* **WRITTEN INSTRUCTION**:
Starting with the first line of the data below, copy each line up to and including the one containing "CartesianGrid, ReferenceLine, ReferenceArea". Pictures stay out.

■ ■ ■ ■ ■ ■ ■

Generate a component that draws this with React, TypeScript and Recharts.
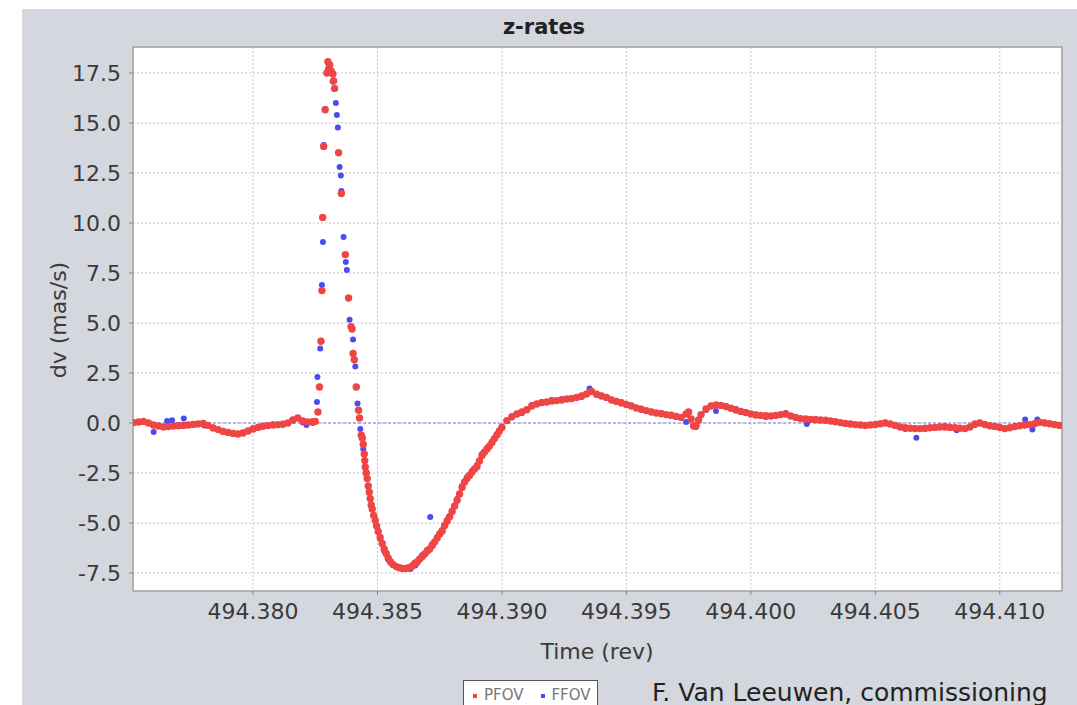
import React from 'react';
import { ScatterChart, Scatter, XAxis, YAxis, CartesianGrid, ReferenceLine, ReferenceArea } from 'recharts';

const CHART_TITLE = 'z-rates';
const X_LABEL = 'Time (rev)';
const Y_LABEL = 'dv (mas/s)';
const CREDIT = 'F. Van Leeuwen, commissioning';
const SERIES_NAMES = ['PFOV', 'FFOV'];
const X_TICKS = [494.38, 494.385, 494.39, 494.395, 494.4, 494.405, 494.41];
const Y_TICKS = [-7.5, -5, -2.5, 0, 2.5, 5, 7.5, 10, 12.5, 15, 17.5];
const X_DOMAIN: [number, number] = [494.37518, 494.4125];
const Y_DOMAIN: [number, number] = [-8.4, 18.8];

// PFOV: [time (rev), dv (mas/s)]
const pfovPoints: [number, number][] = [
  [494.3752, 0.02], [494.3754, 0.05], [494.3756, 0.08], [494.3758, 0.0], [494.376, -0.1], [494.3762, -0.15],
  [494.3764, -0.2], [494.3766, -0.18], [494.3768, -0.15], [494.377, -0.14], [494.3772, -0.12], [494.3774, -0.1],
  [494.3776, -0.07], [494.3778, -0.05], [494.378, -0.02], [494.3782, -0.12], [494.3784, -0.25], [494.3786, -0.33],
  [494.3788, -0.42], [494.379, -0.47], [494.3792, -0.52], [494.3794, -0.55], [494.3796, -0.5], [494.3798, -0.4],
  [494.38, -0.3], [494.3802, -0.22], [494.3804, -0.16], [494.3806, -0.13], [494.3808, -0.1], [494.381, -0.08],
  [494.3812, -0.06], [494.3814, 0.0], [494.3816, 0.15], [494.3818, 0.25], [494.382, 0.1], [494.3822, 0.05],
  [494.3824, 0.06], [494.3825, 0.08],
  [494.38261, 0.55], [494.38267, 1.8], [494.38273, 4.09], [494.38277, 6.62], [494.3828, 10.28], [494.38284, 13.83],
  [494.3829, 15.66], [494.38297, 17.5], [494.38301, 18.06], [494.38304, 17.7], [494.38308, 17.9], [494.38314, 17.6],
  [494.38321, 17.45], [494.38324, 17.1], [494.38328, 16.73], [494.38344, 13.51], [494.38355, 11.48], [494.38371, 8.42],
  [494.38384, 6.25], [494.38394, 4.82], [494.38398, 4.7], [494.38402, 3.48], [494.38407, 3.16], [494.38415, 1.8],
  [494.38424, 0.64], [494.38428, 0.25], [494.38435, -0.61],
  [494.38439, -0.75], [494.38443, -1.06], [494.38447, -1.55], [494.38449, -1.88], [494.38451, -2.2], [494.38455, -2.5],
  [494.38459, -2.78], [494.38463, -3.15], [494.38467, -3.45], [494.38471, -3.78], [494.38475, -4.1], [494.38479, -4.3],
  [494.38485, -4.62], [494.38491, -4.86], [494.38497, -5.15], [494.38503, -5.42], [494.38511, -5.72], [494.38519, -6.02],
  [494.38527, -6.3], [494.38535, -6.52], [494.38543, -6.75], [494.38553, -6.95], [494.38563, -7.08], [494.38576, -7.18],
  [494.38588, -7.24], [494.386, -7.27],
  [494.3861, -7.28], [494.3862, -7.26], [494.3863, -7.22], [494.3864, -7.15], [494.3865, -7.02], [494.3866, -6.93],
  [494.3867, -6.8], [494.3868, -6.68], [494.3869, -6.55], [494.387, -6.4], [494.3871, -6.3], [494.3872, -6.12],
  [494.3873, -5.95], [494.3874, -5.75], [494.3875, -5.55], [494.3876, -5.4], [494.3877, -5.12], [494.3878, -4.9],
  [494.3879, -4.68], [494.388, -4.42], [494.3881, -4.15], [494.3882, -3.86], [494.3883, -3.55], [494.3884, -3.22],
  [494.3885, -2.95], [494.3886, -2.78], [494.3887, -2.62], [494.3888, -2.45], [494.3889, -2.3], [494.389, -2.18],
  [494.3891, -1.9], [494.3892, -1.62], [494.3893, -1.45], [494.3894, -1.3], [494.3895, -1.15], [494.3896, -0.98],
  [494.3897, -0.78], [494.3898, -0.6], [494.3899, -0.4], [494.39, -0.22],
  [494.3902, 0.12], [494.3904, 0.32], [494.3906, 0.45], [494.3908, 0.55], [494.391, 0.66], [494.3912, 0.85],
  [494.3914, 0.95], [494.3916, 1.02], [494.3918, 1.05], [494.392, 1.1], [494.3922, 1.12], [494.3924, 1.15],
  [494.3926, 1.2], [494.3928, 1.22], [494.393, 1.28], [494.3932, 1.35], [494.3934, 1.45], [494.3936, 1.58],
  [494.3938, 1.44], [494.394, 1.35], [494.3942, 1.28], [494.3944, 1.15], [494.3946, 1.08], [494.3948, 1.0],
  [494.395, 0.93], [494.3952, 0.85], [494.3954, 0.75], [494.3956, 0.68], [494.3958, 0.62], [494.396, 0.55],
  [494.3962, 0.5], [494.3964, 0.46], [494.3966, 0.42], [494.3968, 0.38], [494.397, 0.33], [494.3972, 0.28],
  [494.3974, 0.45], [494.3975, 0.55], [494.3976, 0.2], [494.3977, -0.15], [494.3978, -0.12], [494.3979, 0.15],
  [494.398, 0.42], [494.3982, 0.7], [494.3984, 0.85], [494.3986, 0.9], [494.3988, 0.88], [494.399, 0.82],
  [494.3992, 0.74], [494.3994, 0.65], [494.3996, 0.58], [494.3998, 0.52], [494.4, 0.45], [494.4002, 0.4],
  [494.4004, 0.38], [494.4006, 0.36], [494.4008, 0.35], [494.401, 0.38], [494.4012, 0.42], [494.4014, 0.45],
  [494.4016, 0.35], [494.4018, 0.28], [494.402, 0.22], [494.4022, 0.2], [494.4024, 0.18], [494.4026, 0.16],
  [494.4028, 0.15], [494.403, 0.14], [494.4032, 0.1], [494.4034, 0.06], [494.4036, 0.02], [494.4038, -0.02],
  [494.404, -0.05], [494.4042, -0.08], [494.4044, -0.1], [494.4046, -0.12], [494.4048, -0.1], [494.405, -0.08],
  [494.4052, -0.04], [494.4054, 0.0], [494.4056, -0.05], [494.4058, -0.12], [494.406, -0.2], [494.4062, -0.24],
  [494.4064, -0.26], [494.4066, -0.28], [494.4068, -0.28], [494.407, -0.26], [494.4072, -0.24], [494.4074, -0.22],
  [494.4076, -0.2], [494.4078, -0.2], [494.408, -0.22], [494.4082, -0.24], [494.4084, -0.26], [494.4086, -0.28],
  [494.4088, -0.2], [494.409, -0.05], [494.4092, 0.0], [494.4094, -0.08], [494.4096, -0.14], [494.4098, -0.17],
  [494.41, -0.22], [494.4102, -0.28], [494.4104, -0.24], [494.4106, -0.18], [494.4108, -0.14], [494.411, -0.1],
  [494.4112, -0.08], [494.4114, -0.04], [494.4116, 0.04], [494.4118, 0.0], [494.412, -0.04], [494.4122, -0.08],
  [494.4124, -0.12],
];

// FFOV: [time (rev), dv (mas/s)]
const ffovPoints: [number, number][] = [
  [494.3752, 0.0], [494.3756, 0.05], [494.37601, -0.45], [494.3762, -0.12], [494.37655, 0.1], [494.37675, 0.14],
  [494.377, -0.1], [494.37722, 0.22], [494.3776, -0.05], [494.378, 0.0], [494.37805, -0.12], [494.3784, -0.22],
  [494.3788, -0.4], [494.3792, -0.5], [494.3796, -0.48], [494.38, -0.28], [494.3804, -0.15], [494.3808, -0.08],
  [494.3812, -0.04], [494.3816, 0.12], [494.382, 0.02], [494.38215, -0.1], [494.3824, 0.0],
  [494.38257, 1.05], [494.38259, 2.3], [494.3827, 3.73], [494.38277, 6.9], [494.38281, 9.05], [494.38284, 13.9],
  [494.3829, 15.7], [494.38301, 17.5], [494.3831, 17.65], [494.3832, 17.07], [494.38333, 16.0], [494.38337, 15.4],
  [494.38341, 14.78], [494.38348, 12.8], [494.38353, 12.38], [494.38355, 11.6], [494.38364, 9.3], [494.38373, 8.05],
  [494.38377, 7.65], [494.38388, 5.16], [494.38402, 4.18], [494.38411, 2.82], [494.3842, 0.97], [494.38431, -0.3],
  [494.38443, -1.3], [494.38455, -2.45], [494.38467, -3.5], [494.38479, -4.3], [494.38495, -5.1], [494.38511, -5.8],
  [494.38527, -6.4], [494.38545, -6.85], [494.38565, -7.1], [494.38585, -7.22], [494.38633, -7.3], [494.38652, -7.12],
  [494.3866, -7.0], [494.3868, -6.6], [494.387, -6.35], [494.38712, -4.7], [494.3872, -6.05], [494.3874, -5.7],
  [494.3876, -5.35], [494.3878, -4.85], [494.388, -4.38], [494.3882, -3.8], [494.3884, -3.15], [494.3886, -2.7],
  [494.3888, -2.4], [494.389, -2.1], [494.3892, -1.55], [494.3894, -1.25], [494.3896, -0.92], [494.3898, -0.55],
  [494.39, -0.18],
  [494.3904, 0.28], [494.3908, 0.5], [494.3912, 0.9], [494.3916, 1.05], [494.392, 1.15], [494.3924, 1.2],
  [494.3928, 1.25], [494.3932, 1.3], [494.39352, 1.72], [494.394, 1.38], [494.3944, 1.18], [494.3948, 1.05],
  [494.3952, 0.88], [494.3956, 0.72], [494.396, 0.58], [494.3964, 0.5], [494.3968, 0.42], [494.3972, 0.3],
  [494.3974, 0.05], [494.3978, -0.2], [494.3982, 0.65], [494.3986, 0.6], [494.399, 0.85], [494.3994, 0.7],
  [494.3998, 0.55], [494.4002, 0.42], [494.4006, 0.3], [494.401, 0.4], [494.4014, 0.5], [494.4018, 0.3],
  [494.4022, 0.15], [494.40225, -0.05], [494.4026, 0.2], [494.403, 0.12], [494.4034, 0.08], [494.4038, -0.05],
  [494.4042, -0.1], [494.4046, -0.1], [494.405, -0.05], [494.4054, 0.02], [494.4058, -0.15], [494.4062, -0.3],
  [494.4066, -0.25], [494.40665, -0.74], [494.407, -0.3], [494.4074, -0.2], [494.4078, -0.15], [494.40827, -0.36],
  [494.4086, -0.3], [494.409, -0.1], [494.4094, -0.05], [494.4098, -0.2], [494.4102, -0.3], [494.4106, -0.15],
  [494.41102, 0.18], [494.411, -0.05], [494.41131, -0.33], [494.41151, 0.18], [494.4118, 0.02], [494.4122, -0.05],
  [494.4124, -0.15],
];

const RED = '#ef4545';
const BLUE = '#4b4bf2';
const FONT = '"DejaVu Sans", Verdana, sans-serif';
const TEXT = '#3a3a3a';

const pfovData = pfovPoints.map(([t, v]) => ({ t, v }));
const ffovData = ffovPoints.map(([t, v]) => ({ t, v }));

const RedDot = (props: any) => <circle cx={props.cx} cy={props.cy} r={3.7} fill={RED} />;
const BlueDot = (props: any) => <circle cx={props.cx} cy={props.cy} r={3} fill={BLUE} />;

export default function App() {
  return (
    <div
      style={{
        position: 'fixed',
        left: 22,
        top: 9,
        width: 1055,
        height: 696,
        background: '#d4d7dd',
        overflow: 'hidden',
        fontFamily: FONT,
      }}
    >
      <ScatterChart width={1055} height={696} margin={{ top: 38, right: 15, left: 0, bottom: 0 }}>
        <CartesianGrid fill="#ffffff" stroke="#c4c4c4" strokeDasharray="2 2" />
        <XAxis
          dataKey="t"
          type="number"
          domain={X_DOMAIN}
          ticks={X_TICKS}
          allowDataOverflow
          tickFormatter={(v: number) => v.toFixed(3)}
          height={114}
          axisLine={false}
          tickLine={{ stroke: '#8a8a8a' }}
          tickSize={4}
          tickMargin={8}
          tick={{ fontSize: 22, fill: TEXT, fontFamily: FONT }}
        />
        <YAxis
          dataKey="v"
          type="number"
          domain={Y_DOMAIN}
          ticks={Y_TICKS}
          allowDataOverflow
          tickFormatter={(v: number) => v.toFixed(1)}
          width={111}
          axisLine={false}
          tickLine={{ stroke: '#8a8a8a' }}
          tickSize={4}
          tickMargin={8}
          tick={{ fontSize: 22, fill: TEXT, fontFamily: FONT }}
        />
        <ReferenceLine y={0} stroke="#7b7bf0" strokeDasharray="3 2" />
        <ReferenceArea
          x1={X_DOMAIN[0]}
          x2={X_DOMAIN[1]}
          y1={Y_DOMAIN[0]}
          y2={Y_DOMAIN[1]}
          fill="none"
          fillOpacity={0}
          stroke="#a2a2a2"
          strokeWidth={1.5}
        />
        <Scatter name={SERIES_NAMES[1]} data={ffovData} shape={BlueDot} isAnimationActive={false} />
        <Scatter name={SERIES_NAMES[0]} data={pfovData} shape={RedDot} isAnimationActive={false} />
      </ScatterChart>

      <div
        style={{
          position: 'absolute',
          left: 522,
          top: 18,
          transform: 'translate(-50%, -50%)',
          fontSize: 21,
          fontWeight: 'bold',
          color: '#222',
          whiteSpace: 'nowrap',
        }}
      >
        {CHART_TITLE}
      </div>
      <div
        style={{
          position: 'absolute',
          left: 36,
          top: 311,
          transform: 'translate(-50%, -50%) rotate(-90deg)',
          fontSize: 22,
          color: TEXT,
          whiteSpace: 'nowrap',
        }}
      >
        {Y_LABEL}
      </div>
      <div
        style={{
          position: 'absolute',
          left: 575,
          top: 642,
          transform: 'translate(-50%, -50%)',
          fontSize: 22,
          color: TEXT,
          whiteSpace: 'nowrap',
        }}
      >
        {X_LABEL}
      </div>
      <div
        style={{
          position: 'absolute',
          left: 441,
          top: 671,
          width: 135,
          height: 32,
          background: '#ffffff',
          border: '1px solid #555',
          display: 'flex',
          alignItems: 'flex-start',
          paddingTop: 5,
          boxSizing: 'border-box',
          fontSize: 15,
          color: '#777',
          whiteSpace: 'nowrap',
        }}
      >
        <span style={{ display: 'inline-block', width: 4, height: 4, background: RED, marginLeft: 9, marginTop: 8, marginRight: 7 }} />
        <span>{SERIES_NAMES[0]}</span>
        <span style={{ display: 'inline-block', width: 4, height: 4, background: BLUE, marginLeft: 18, marginTop: 8, marginRight: 6 }} />
        <span>{SERIES_NAMES[1]}</span>
      </div>
      <div
        style={{
          position: 'absolute',
          left: 630,
          top: 683,
          transform: 'translateY(-50%)',
          fontSize: 25,
          color: '#222',
          whiteSpace: 'nowrap',
        }}
      >
        {CREDIT}
      </div>
    </div>
  );
}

■ ■ ■ ■ ■ ■ ■

* **TASK RESULT**:
Generate a component that draws this with React, TypeScript and Recharts.
import React from 'react';
import { ScatterChart, Scatter, XAxis, YAxis, CartesianGrid, ReferenceLine, ReferenceArea } from 'recharts';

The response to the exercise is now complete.